# START OF Supplied information

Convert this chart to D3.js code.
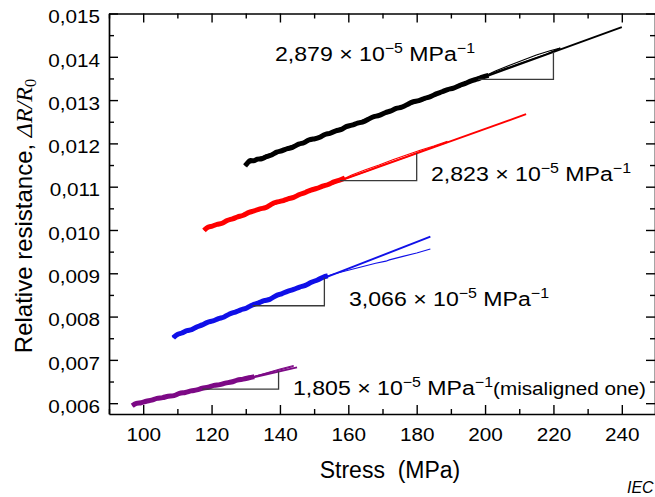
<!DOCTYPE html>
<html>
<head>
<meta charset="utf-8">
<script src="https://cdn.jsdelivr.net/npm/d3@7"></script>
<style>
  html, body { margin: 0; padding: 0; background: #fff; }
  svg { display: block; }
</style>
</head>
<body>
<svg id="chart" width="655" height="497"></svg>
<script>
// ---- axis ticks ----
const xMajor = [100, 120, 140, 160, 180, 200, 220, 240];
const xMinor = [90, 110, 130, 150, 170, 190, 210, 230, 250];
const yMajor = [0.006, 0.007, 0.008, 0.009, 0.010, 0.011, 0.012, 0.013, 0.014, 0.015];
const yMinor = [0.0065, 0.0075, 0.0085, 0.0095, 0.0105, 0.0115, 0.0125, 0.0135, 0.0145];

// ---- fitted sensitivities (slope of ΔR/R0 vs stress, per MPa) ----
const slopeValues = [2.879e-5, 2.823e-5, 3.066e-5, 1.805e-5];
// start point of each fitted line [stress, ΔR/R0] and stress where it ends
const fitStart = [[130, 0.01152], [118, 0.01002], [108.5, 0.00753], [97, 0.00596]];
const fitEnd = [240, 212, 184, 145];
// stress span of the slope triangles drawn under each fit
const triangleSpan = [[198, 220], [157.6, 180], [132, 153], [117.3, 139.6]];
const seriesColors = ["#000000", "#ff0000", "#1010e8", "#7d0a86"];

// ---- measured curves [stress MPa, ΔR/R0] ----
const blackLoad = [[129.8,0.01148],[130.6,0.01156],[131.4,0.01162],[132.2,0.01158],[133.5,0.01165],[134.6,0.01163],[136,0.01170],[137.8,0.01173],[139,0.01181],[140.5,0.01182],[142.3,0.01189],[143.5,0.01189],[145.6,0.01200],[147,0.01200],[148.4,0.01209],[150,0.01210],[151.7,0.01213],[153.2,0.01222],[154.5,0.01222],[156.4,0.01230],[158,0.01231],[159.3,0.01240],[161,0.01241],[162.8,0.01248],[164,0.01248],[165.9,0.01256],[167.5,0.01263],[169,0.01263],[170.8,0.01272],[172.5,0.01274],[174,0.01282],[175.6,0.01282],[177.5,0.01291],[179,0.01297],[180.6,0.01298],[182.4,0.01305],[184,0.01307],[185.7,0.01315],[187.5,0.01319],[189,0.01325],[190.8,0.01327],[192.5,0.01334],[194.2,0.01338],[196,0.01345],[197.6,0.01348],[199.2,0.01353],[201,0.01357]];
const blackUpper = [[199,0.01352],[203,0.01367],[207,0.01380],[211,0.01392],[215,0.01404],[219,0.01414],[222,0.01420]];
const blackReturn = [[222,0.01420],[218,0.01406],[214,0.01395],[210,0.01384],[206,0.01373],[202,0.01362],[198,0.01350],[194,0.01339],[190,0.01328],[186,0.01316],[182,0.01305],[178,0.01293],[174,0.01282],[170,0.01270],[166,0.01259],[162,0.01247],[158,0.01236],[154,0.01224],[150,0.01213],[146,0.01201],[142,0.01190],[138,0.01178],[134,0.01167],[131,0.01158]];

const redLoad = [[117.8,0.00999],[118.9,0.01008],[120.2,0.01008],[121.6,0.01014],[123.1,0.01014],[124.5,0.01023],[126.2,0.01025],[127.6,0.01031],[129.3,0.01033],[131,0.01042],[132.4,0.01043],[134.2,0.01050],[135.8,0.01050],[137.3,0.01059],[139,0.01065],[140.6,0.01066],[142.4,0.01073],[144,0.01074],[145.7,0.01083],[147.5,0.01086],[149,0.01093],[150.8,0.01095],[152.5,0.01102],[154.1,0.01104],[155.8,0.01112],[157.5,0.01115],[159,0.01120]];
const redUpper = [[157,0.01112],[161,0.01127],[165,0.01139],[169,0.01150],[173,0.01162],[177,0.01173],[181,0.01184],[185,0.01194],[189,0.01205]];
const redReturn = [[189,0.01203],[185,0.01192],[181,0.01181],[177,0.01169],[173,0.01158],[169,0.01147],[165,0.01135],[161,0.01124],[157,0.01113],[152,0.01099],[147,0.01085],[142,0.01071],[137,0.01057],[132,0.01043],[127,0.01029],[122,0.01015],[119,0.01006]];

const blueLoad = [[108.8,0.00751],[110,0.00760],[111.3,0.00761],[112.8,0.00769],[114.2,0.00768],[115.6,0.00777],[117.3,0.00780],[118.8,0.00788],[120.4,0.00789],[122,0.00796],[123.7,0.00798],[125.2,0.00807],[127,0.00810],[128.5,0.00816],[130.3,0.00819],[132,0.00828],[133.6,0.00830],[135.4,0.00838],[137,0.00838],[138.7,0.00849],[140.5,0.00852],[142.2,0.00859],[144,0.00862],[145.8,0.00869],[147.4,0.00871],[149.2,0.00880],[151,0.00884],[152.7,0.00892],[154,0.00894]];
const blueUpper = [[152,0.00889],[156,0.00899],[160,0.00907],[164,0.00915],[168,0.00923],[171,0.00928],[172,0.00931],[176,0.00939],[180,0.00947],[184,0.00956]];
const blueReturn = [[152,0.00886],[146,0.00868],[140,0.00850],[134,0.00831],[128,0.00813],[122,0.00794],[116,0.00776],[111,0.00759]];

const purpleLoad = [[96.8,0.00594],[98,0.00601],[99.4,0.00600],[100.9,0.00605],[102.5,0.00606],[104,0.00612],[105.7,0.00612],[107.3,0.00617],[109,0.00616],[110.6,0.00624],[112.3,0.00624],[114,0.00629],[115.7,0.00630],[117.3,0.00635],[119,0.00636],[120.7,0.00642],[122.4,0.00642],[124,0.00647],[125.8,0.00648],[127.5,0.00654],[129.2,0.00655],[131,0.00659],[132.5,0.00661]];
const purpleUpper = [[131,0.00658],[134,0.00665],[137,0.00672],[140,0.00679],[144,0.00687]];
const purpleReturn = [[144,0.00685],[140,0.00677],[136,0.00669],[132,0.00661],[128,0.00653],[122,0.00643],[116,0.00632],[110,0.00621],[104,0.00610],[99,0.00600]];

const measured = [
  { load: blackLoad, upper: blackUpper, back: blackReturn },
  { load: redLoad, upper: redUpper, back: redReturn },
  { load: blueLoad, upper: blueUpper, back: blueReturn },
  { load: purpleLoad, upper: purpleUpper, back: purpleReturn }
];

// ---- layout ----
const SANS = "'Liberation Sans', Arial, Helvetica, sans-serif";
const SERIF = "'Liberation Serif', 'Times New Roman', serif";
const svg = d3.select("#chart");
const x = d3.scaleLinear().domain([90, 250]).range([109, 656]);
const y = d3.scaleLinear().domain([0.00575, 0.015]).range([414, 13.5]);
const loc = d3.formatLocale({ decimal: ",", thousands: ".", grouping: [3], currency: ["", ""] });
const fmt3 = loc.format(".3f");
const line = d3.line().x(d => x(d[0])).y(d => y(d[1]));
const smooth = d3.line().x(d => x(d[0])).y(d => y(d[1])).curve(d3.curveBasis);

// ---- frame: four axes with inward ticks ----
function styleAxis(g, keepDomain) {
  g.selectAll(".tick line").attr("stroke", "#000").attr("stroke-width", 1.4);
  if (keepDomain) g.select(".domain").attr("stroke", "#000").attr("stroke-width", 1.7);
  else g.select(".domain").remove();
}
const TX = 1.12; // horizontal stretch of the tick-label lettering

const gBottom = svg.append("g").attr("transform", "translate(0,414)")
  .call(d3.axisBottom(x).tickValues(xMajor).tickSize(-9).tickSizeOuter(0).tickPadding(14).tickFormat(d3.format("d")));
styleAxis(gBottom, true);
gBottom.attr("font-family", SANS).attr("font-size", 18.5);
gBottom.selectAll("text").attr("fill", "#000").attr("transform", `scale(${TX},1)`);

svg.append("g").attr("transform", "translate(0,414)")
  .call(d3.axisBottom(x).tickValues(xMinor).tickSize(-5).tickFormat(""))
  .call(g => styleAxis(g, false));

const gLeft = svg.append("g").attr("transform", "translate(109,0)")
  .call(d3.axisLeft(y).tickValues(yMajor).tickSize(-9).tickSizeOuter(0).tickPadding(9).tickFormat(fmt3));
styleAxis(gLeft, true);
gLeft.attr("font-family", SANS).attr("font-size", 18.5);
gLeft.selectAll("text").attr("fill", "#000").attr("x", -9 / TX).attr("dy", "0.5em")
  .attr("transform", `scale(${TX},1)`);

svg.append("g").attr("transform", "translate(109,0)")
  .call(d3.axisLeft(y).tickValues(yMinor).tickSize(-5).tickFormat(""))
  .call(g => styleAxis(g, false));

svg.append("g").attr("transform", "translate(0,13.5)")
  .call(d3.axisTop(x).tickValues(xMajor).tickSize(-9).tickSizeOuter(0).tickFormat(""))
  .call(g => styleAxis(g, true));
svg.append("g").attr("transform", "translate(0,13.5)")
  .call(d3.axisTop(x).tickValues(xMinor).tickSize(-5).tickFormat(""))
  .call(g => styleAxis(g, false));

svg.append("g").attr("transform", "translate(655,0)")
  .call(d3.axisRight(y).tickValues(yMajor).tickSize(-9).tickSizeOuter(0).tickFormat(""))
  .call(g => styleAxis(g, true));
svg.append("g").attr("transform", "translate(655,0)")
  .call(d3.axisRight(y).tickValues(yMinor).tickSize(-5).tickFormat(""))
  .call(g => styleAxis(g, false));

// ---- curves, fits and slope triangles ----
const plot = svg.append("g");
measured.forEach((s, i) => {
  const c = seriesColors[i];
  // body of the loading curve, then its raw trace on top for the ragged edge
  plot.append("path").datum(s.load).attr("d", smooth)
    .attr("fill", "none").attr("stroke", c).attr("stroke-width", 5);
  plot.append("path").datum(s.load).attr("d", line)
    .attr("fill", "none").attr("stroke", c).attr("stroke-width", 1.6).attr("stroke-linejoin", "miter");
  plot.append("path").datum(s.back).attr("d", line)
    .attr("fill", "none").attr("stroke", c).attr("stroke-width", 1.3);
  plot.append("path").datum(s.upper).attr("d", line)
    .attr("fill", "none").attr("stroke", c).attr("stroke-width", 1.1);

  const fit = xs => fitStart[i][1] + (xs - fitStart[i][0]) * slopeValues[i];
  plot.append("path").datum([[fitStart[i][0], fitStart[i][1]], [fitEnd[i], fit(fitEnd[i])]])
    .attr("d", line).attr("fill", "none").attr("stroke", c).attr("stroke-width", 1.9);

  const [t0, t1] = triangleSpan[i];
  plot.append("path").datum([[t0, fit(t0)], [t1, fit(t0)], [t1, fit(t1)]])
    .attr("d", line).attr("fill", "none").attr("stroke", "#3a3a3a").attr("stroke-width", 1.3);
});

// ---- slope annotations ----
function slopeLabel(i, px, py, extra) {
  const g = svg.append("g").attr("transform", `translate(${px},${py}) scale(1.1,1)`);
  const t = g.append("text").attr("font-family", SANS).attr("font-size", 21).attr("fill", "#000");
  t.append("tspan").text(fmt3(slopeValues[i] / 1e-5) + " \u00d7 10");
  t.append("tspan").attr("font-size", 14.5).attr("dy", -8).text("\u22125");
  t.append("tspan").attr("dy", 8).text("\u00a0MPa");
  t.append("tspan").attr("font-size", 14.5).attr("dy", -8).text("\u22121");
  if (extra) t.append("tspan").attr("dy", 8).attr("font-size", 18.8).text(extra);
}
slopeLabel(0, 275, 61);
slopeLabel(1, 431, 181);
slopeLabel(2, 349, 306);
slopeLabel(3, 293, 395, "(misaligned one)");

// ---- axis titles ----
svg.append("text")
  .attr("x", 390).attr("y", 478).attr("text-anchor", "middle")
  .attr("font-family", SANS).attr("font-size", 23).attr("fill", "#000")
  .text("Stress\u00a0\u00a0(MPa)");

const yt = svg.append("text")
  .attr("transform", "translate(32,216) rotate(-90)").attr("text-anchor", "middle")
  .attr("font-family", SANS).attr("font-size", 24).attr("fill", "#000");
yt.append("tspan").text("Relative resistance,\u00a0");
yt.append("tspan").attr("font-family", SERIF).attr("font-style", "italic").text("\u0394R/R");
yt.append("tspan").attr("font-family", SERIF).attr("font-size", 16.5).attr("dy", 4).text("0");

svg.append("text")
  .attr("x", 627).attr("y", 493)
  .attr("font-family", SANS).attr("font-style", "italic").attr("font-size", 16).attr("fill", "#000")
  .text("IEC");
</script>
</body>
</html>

# END OF Supplied information

Given exercise: Transcribe the opening line of the listing above, please, and every line after it through the line with "0.0125, 0.0135, 0.0145];", word for word, without pictures.

Answer to this problem:
Convert this chart to D3.js code.
<!DOCTYPE html>
<html>
<head>
<meta charset="utf-8">
<script src="https://cdn.jsdelivr.net/npm/d3@7"></script>
<style>
  html, body { margin: 0; padding: 0; background: #fff; }
  svg { display: block; }
</style>
</head>
<body>
<svg id="chart" width="655" height="497"></svg>
<script>
// ---- axis ticks ----
const xMajor = [100, 120, 140, 160, 180, 200, 220, 240];
const xMinor = [90, 110, 130, 150, 170, 190, 210, 230, 250];
const yMajor = [0.006, 0.007, 0.008, 0.009, 0.010, 0.011, 0.012, 0.013, 0.014, 0.015];
const yMinor = [0.0065, 0.0075, 0.0085, 0.0095, 0.0105, 0.0115, 0.0125, 0.0135, 0.0145];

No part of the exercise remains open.